Recorded data |
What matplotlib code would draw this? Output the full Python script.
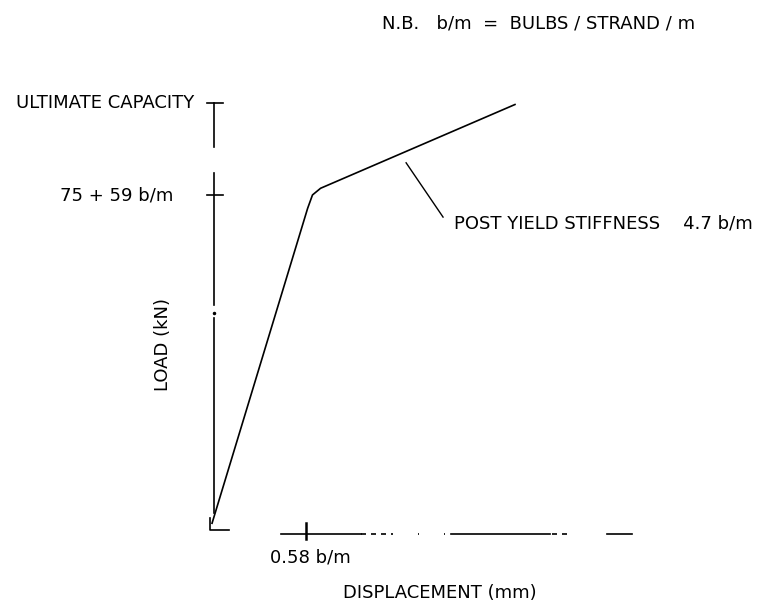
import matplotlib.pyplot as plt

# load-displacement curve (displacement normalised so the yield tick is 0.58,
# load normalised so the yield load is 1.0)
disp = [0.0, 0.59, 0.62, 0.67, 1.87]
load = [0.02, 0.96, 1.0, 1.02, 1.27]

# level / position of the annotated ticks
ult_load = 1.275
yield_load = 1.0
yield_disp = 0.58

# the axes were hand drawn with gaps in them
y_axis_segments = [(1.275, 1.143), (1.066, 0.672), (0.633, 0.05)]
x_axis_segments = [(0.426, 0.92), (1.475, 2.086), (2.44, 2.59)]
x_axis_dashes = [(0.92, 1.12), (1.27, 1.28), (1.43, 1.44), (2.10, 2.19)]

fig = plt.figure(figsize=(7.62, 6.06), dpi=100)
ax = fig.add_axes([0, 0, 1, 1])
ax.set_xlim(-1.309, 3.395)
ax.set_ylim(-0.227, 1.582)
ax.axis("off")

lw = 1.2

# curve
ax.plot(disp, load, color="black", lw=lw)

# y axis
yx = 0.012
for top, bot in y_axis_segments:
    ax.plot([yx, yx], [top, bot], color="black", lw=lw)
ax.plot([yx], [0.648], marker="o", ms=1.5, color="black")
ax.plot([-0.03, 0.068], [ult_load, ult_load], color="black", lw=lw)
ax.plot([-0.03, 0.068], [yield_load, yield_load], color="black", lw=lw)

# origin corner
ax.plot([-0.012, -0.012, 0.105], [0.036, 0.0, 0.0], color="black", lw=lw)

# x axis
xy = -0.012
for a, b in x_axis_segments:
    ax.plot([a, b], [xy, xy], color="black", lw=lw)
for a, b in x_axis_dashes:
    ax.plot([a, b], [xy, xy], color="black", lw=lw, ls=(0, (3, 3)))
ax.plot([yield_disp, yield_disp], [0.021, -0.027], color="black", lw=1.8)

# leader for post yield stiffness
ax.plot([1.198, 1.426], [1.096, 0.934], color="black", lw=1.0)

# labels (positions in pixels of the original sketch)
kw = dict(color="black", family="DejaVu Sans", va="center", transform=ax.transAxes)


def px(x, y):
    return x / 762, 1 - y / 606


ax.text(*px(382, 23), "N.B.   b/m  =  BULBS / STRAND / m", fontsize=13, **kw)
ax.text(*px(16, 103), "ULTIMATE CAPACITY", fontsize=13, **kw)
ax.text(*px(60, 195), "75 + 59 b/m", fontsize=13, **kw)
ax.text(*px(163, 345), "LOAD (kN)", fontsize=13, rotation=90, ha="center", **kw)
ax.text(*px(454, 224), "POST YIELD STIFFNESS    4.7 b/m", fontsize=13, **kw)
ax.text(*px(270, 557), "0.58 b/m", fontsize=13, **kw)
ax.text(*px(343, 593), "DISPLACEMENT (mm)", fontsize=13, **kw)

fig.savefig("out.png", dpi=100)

Written instruction | Repeat the listing above exactly from its first line to the line containing "yield_disp = 0.58", both included, and omit the pictures.

Solved exercise |
What matplotlib code would draw this? Output the full Python script.
import matplotlib.pyplot as plt

# load-displacement curve (displacement normalised so the yield tick is 0.58,
# load normalised so the yield load is 1.0)
disp = [0.0, 0.59, 0.62, 0.67, 1.87]
load = [0.02, 0.96, 1.0, 1.02, 1.27]

# level / position of the annotated ticks
ult_load = 1.275
yield_load = 1.0
yield_disp = 0.58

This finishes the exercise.